> **Short exercise**
Reproduce every line in the listing that contains the word "this".

> **Stored records**
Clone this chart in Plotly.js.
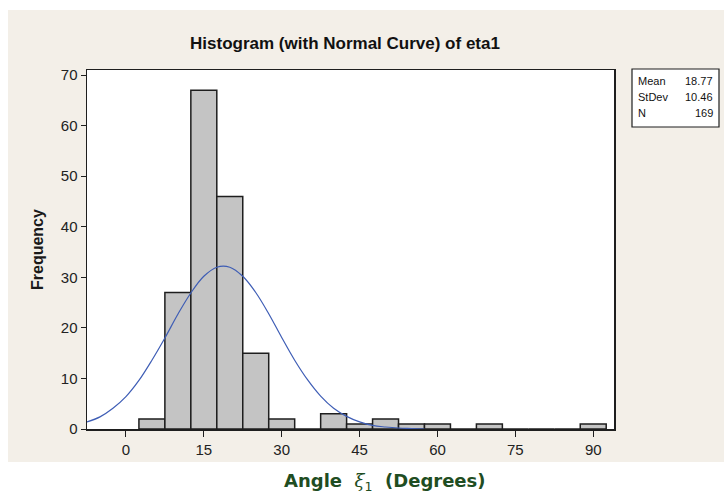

==

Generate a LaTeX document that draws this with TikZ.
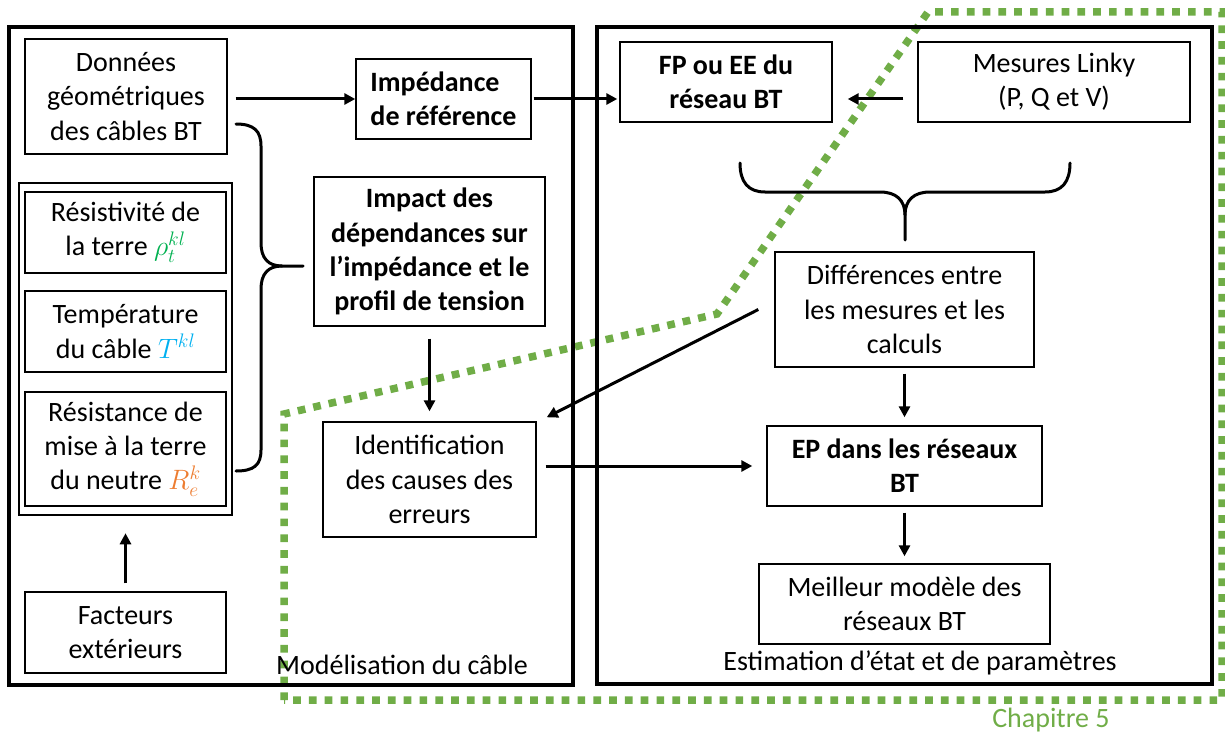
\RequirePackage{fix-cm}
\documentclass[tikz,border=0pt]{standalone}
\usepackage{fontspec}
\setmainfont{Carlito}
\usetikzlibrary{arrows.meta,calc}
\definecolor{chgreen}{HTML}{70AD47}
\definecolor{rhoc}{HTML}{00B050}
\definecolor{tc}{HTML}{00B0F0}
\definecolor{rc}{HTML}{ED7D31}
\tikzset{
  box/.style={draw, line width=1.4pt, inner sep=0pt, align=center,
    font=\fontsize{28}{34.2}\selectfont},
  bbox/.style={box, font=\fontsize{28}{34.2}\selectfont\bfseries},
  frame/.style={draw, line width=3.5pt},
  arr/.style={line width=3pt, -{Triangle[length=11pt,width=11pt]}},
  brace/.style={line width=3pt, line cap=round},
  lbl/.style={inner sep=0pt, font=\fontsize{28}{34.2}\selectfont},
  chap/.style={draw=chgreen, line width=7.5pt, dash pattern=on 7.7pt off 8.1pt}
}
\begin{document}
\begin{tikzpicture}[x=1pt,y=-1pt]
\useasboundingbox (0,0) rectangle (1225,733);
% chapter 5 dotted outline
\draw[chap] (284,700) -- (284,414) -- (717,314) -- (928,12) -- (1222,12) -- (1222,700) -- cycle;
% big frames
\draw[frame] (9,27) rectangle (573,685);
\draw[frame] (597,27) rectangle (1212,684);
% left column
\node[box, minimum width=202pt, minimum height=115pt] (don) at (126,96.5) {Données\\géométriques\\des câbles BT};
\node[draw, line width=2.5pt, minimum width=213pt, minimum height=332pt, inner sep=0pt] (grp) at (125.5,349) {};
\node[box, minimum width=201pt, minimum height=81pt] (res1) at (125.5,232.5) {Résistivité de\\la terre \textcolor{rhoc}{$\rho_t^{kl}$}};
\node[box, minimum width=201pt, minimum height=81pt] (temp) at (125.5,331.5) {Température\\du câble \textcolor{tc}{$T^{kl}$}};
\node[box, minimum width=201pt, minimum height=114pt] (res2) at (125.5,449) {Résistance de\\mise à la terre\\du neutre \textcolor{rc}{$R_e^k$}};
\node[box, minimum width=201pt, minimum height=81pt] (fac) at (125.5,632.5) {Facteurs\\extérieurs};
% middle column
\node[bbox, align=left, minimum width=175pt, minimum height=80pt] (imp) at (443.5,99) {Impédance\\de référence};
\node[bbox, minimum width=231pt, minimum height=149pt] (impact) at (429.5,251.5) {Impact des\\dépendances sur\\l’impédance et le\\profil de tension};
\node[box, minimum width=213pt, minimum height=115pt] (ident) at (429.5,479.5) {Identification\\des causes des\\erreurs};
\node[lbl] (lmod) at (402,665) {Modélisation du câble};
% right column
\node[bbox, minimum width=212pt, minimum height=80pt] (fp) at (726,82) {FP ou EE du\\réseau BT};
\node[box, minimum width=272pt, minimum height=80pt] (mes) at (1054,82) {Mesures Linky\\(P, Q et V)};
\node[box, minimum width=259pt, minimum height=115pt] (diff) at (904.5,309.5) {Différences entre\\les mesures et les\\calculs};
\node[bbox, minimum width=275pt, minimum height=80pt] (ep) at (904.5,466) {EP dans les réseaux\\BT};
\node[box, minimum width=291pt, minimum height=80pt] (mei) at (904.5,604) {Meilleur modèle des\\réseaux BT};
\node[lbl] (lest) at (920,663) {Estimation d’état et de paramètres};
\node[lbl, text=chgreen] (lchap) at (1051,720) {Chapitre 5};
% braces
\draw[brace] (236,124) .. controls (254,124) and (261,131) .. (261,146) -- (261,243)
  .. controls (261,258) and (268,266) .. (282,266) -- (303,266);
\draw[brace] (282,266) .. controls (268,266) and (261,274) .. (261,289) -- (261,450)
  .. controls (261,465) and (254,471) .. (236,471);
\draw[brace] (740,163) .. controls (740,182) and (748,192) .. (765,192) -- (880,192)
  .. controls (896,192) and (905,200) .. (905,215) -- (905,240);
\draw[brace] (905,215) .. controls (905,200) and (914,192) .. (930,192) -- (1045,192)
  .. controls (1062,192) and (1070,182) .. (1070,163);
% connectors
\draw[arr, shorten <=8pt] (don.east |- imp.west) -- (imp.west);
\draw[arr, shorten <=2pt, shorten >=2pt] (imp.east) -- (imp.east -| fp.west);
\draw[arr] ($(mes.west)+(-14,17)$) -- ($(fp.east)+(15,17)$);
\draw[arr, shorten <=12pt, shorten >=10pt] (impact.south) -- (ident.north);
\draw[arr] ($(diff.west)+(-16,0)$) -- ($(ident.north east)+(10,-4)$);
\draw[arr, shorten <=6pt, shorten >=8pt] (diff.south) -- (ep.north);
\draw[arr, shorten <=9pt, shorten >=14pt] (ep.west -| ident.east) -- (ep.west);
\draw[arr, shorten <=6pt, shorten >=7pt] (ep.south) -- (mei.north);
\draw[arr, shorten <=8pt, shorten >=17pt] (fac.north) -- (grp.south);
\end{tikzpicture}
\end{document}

> **Written solution**
Clone this chart in Plotly.js.
Generate a LaTeX document that draws this with TikZ.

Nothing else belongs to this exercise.